_Requirements_. Copy only what lies from the line containing "What Apache ECharts" through the line containing "const font = 'DejaVu Sans';" in the entries below, keeping both end lines exact and dropping every picture.

start Provided information

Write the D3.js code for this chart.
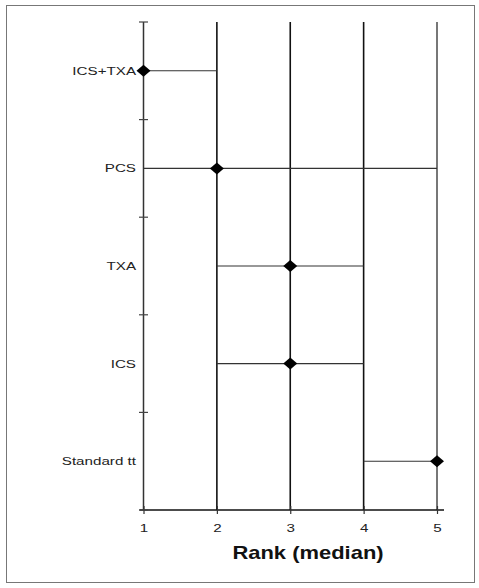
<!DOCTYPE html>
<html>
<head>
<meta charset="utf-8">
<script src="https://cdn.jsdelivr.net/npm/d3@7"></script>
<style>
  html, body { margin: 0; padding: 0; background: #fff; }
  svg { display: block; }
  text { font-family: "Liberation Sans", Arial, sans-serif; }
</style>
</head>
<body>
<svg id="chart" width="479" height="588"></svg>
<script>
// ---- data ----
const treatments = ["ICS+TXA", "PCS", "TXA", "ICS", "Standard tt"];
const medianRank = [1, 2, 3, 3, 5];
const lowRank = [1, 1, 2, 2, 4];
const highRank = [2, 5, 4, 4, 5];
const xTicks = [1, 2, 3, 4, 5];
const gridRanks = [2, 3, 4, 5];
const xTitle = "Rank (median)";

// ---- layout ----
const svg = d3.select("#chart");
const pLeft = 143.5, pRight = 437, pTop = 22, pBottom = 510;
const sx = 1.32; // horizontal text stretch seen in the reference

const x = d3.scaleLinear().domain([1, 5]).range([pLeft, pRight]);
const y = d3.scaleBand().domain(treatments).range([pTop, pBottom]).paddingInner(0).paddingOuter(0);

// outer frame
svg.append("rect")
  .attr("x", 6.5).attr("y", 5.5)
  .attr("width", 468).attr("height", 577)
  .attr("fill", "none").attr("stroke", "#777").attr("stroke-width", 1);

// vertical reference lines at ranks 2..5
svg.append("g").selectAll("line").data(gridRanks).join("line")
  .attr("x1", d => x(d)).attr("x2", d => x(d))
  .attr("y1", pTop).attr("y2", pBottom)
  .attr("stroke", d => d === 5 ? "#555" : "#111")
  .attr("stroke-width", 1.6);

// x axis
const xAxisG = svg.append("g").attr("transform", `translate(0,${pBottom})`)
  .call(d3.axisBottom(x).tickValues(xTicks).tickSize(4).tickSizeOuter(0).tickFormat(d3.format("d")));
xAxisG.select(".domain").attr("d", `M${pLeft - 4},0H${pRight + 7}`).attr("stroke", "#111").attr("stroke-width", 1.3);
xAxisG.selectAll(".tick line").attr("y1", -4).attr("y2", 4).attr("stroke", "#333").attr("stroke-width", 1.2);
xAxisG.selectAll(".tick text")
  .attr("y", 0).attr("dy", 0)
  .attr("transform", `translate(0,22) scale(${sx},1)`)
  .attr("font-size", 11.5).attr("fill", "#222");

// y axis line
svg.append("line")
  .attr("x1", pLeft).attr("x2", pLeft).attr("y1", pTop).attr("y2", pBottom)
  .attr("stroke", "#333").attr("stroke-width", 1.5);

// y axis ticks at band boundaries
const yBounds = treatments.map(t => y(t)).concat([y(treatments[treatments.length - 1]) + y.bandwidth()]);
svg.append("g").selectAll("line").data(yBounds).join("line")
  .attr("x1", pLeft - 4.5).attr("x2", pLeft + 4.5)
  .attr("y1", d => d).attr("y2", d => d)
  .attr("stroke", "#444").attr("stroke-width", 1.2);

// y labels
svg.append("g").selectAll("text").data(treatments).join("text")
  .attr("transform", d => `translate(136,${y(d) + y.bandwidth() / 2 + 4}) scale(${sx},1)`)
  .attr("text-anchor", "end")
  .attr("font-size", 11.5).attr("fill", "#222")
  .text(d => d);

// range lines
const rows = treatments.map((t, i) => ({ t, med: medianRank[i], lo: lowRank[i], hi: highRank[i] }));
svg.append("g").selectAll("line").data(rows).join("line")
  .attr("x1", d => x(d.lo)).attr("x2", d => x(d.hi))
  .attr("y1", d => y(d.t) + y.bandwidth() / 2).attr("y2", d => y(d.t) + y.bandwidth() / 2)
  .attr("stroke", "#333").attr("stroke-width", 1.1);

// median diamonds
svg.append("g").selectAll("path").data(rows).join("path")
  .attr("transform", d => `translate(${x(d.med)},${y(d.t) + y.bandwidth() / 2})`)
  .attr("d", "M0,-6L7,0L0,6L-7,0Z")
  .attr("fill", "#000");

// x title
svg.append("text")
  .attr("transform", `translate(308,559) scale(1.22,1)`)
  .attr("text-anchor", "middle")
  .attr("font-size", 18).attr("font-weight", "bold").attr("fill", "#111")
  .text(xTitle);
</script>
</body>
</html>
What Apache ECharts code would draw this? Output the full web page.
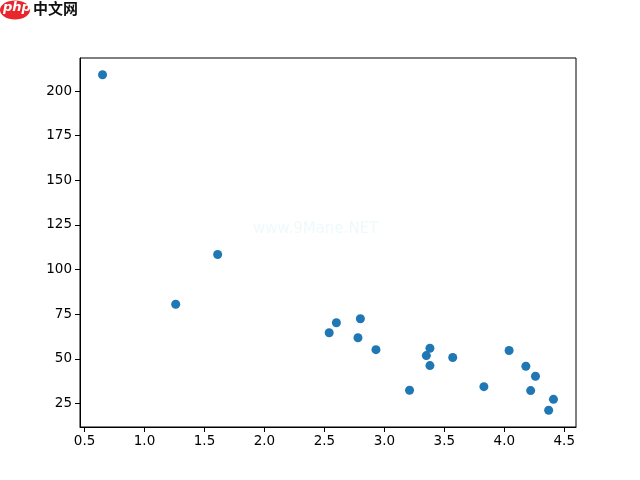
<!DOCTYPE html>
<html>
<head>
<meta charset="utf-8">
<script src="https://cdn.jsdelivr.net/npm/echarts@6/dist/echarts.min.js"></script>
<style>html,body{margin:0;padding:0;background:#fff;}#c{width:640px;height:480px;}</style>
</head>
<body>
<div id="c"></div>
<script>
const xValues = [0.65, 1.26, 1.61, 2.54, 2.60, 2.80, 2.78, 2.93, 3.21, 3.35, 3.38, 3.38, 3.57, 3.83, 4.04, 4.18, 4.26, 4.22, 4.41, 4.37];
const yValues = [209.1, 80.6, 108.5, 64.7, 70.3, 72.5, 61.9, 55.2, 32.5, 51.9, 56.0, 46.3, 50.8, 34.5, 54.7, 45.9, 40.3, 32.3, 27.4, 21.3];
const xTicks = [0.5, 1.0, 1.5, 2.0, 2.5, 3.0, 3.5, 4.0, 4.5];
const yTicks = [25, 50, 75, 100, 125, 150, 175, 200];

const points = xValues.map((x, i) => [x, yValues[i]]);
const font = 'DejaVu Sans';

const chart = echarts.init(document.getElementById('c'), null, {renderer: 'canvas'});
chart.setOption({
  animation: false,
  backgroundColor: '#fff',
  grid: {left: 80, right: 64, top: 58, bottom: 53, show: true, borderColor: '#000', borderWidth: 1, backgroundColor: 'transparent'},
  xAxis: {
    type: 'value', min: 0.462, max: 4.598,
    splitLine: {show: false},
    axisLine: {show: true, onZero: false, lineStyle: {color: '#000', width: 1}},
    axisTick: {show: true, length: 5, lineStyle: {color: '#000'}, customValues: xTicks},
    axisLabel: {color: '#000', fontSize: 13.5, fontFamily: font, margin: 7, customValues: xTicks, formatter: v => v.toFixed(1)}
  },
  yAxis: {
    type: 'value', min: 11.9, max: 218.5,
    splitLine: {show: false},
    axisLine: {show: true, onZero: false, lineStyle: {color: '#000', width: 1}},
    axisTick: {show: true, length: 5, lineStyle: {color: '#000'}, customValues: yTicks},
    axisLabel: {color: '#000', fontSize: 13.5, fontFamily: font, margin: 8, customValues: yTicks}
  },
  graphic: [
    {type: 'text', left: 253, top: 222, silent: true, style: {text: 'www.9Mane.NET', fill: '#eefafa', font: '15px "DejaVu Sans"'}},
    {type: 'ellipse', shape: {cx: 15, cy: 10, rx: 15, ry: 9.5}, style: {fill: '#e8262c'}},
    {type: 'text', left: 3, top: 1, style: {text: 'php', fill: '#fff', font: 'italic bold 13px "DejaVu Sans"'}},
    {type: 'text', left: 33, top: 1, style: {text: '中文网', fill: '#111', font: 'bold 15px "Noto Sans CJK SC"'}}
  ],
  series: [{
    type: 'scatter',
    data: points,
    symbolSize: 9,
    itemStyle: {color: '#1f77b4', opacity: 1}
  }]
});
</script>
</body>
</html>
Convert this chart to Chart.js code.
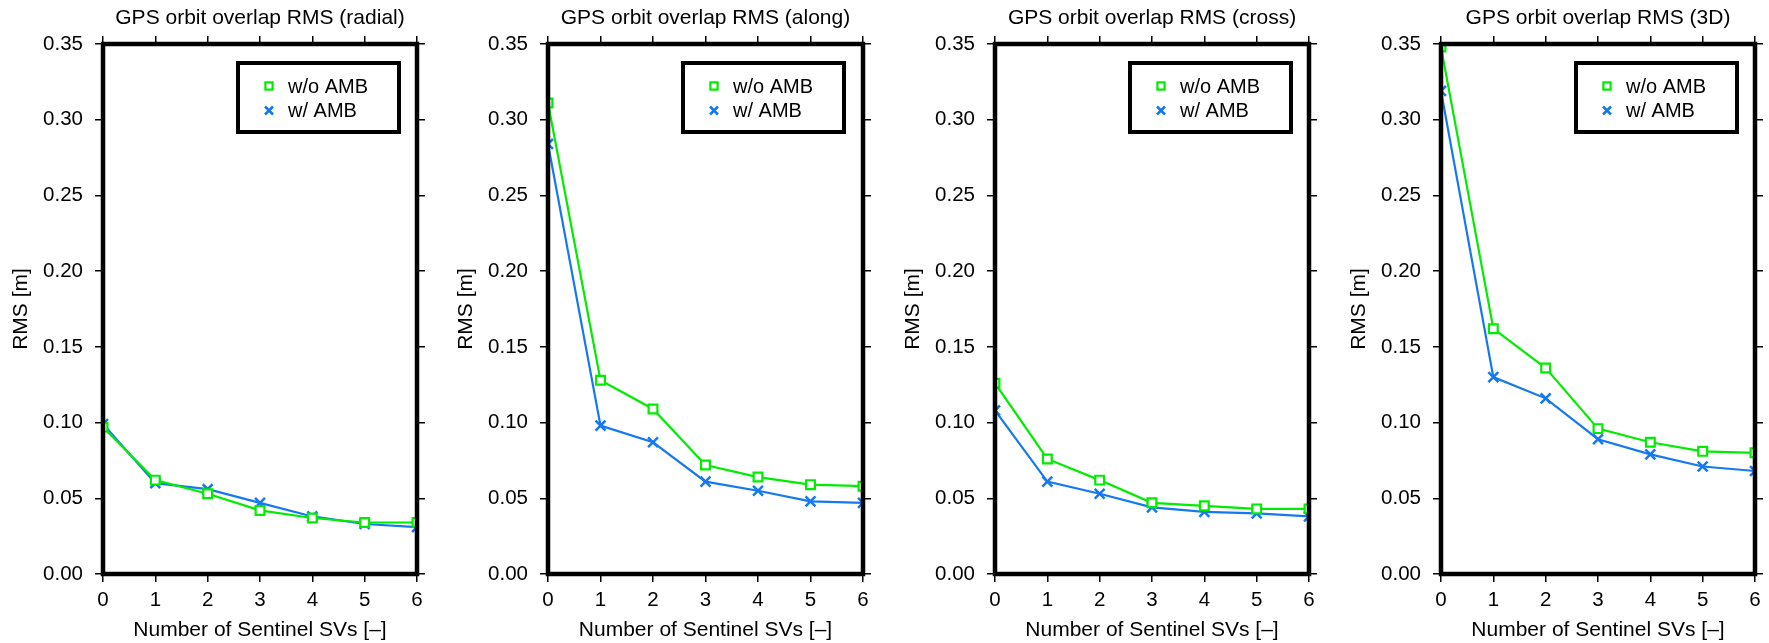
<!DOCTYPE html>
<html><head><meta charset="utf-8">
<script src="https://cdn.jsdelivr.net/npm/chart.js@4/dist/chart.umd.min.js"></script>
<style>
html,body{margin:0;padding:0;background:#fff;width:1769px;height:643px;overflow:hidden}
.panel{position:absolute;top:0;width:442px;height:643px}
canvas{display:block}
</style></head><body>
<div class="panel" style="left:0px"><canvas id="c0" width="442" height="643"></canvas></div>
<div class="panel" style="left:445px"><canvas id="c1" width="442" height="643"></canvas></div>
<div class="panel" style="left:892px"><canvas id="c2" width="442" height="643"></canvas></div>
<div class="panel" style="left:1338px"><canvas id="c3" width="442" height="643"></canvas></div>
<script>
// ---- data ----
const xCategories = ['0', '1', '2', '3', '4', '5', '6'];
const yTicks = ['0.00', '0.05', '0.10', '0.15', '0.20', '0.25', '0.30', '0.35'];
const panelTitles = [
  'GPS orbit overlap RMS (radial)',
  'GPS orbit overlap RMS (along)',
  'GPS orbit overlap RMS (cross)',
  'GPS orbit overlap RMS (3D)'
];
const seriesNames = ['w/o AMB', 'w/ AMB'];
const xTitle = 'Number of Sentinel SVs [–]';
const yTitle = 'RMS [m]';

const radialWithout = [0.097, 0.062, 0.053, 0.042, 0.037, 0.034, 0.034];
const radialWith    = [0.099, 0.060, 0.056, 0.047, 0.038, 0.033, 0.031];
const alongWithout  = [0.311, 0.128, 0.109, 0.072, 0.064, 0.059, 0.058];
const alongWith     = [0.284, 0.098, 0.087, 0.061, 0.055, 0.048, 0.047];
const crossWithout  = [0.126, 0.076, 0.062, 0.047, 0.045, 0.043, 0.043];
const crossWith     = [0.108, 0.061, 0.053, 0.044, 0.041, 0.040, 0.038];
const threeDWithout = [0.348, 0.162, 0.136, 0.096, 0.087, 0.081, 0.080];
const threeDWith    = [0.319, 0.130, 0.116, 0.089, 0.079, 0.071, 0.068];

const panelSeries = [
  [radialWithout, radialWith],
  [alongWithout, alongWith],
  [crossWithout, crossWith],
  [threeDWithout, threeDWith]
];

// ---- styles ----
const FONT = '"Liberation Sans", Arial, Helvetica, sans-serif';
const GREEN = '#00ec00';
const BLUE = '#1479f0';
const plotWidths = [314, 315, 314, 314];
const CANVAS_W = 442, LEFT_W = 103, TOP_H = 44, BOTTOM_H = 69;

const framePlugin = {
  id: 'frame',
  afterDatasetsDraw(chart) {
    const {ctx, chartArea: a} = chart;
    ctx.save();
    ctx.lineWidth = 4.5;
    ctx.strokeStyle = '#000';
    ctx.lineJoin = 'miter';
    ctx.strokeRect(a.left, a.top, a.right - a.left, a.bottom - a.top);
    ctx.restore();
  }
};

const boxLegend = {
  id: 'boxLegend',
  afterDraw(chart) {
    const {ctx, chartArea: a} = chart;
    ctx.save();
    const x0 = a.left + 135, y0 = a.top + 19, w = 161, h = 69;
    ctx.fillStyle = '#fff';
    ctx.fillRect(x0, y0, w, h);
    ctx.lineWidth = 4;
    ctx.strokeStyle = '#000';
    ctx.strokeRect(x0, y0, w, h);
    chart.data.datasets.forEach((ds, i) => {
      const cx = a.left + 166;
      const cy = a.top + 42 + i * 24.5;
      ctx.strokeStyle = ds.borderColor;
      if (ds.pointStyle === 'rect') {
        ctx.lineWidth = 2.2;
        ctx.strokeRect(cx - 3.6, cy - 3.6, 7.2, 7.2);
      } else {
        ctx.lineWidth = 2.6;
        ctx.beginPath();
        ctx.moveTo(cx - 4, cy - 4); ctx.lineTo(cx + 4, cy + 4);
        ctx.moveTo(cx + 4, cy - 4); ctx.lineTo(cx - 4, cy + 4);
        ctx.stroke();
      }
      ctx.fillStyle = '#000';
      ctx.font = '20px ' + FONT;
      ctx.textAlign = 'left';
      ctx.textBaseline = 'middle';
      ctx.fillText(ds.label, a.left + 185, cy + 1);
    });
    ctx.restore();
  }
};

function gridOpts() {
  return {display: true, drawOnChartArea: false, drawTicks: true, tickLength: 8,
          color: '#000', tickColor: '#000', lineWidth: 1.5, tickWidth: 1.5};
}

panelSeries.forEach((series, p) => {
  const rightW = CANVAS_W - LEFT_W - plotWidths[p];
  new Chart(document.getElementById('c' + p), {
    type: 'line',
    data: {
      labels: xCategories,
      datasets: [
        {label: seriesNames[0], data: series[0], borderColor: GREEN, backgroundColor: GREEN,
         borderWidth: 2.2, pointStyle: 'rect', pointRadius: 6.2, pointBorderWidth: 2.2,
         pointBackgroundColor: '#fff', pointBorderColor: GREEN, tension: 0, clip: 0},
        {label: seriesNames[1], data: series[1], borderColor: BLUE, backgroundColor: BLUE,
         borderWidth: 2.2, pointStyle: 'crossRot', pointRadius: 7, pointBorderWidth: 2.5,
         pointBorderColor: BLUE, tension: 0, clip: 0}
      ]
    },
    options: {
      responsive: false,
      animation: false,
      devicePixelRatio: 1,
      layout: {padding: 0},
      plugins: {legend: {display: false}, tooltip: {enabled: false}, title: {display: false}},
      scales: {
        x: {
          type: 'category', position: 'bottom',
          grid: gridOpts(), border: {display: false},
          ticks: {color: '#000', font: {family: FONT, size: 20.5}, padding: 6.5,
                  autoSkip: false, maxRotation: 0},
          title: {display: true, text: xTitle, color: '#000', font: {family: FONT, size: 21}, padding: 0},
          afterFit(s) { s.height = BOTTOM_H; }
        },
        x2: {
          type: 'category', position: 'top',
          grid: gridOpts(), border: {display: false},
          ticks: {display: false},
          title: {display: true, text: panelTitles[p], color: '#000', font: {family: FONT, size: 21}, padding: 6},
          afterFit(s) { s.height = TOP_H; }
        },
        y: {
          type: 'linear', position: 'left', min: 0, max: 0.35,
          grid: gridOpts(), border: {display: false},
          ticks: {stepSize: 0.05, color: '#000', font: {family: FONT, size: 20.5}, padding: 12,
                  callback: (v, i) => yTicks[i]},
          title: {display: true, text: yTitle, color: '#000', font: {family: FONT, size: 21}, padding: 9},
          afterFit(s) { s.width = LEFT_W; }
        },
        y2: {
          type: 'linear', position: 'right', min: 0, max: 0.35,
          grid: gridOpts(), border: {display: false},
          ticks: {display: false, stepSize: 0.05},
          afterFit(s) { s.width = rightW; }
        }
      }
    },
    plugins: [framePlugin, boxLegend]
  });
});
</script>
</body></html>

end Provided information

_Answer to this problem_.
What Apache ECharts code would draw this? Output the full web page.
<!DOCTYPE html>
<html>
<head>
<meta charset="utf-8">
<script src="https://cdn.jsdelivr.net/npm/echarts@6/dist/echarts.min.js"></script>
<style>html,body{margin:0;padding:0;background:#fff;}#c{width:640px;height:480px;}</style>
</head>
<body>
<div id="c"></div>
<script>
const xValues = [0.65, 1.26, 1.61, 2.54, 2.60, 2.80, 2.78, 2.93, 3.21, 3.35, 3.38, 3.38, 3.57, 3.83, 4.04, 4.18, 4.26, 4.22, 4.41, 4.37];
const yValues = [209.1, 80.6, 108.5, 64.7, 70.3, 72.5, 61.9, 55.2, 32.5, 51.9, 56.0, 46.3, 50.8, 34.5, 54.7, 45.9, 40.3, 32.3, 27.4, 21.3];
const xTicks = [0.5, 1.0, 1.5, 2.0, 2.5, 3.0, 3.5, 4.0, 4.5];
const yTicks = [25, 50, 75, 100, 125, 150, 175, 200];

const points = xValues.map((x, i) => [x, yValues[i]]);
const font = 'DejaVu Sans';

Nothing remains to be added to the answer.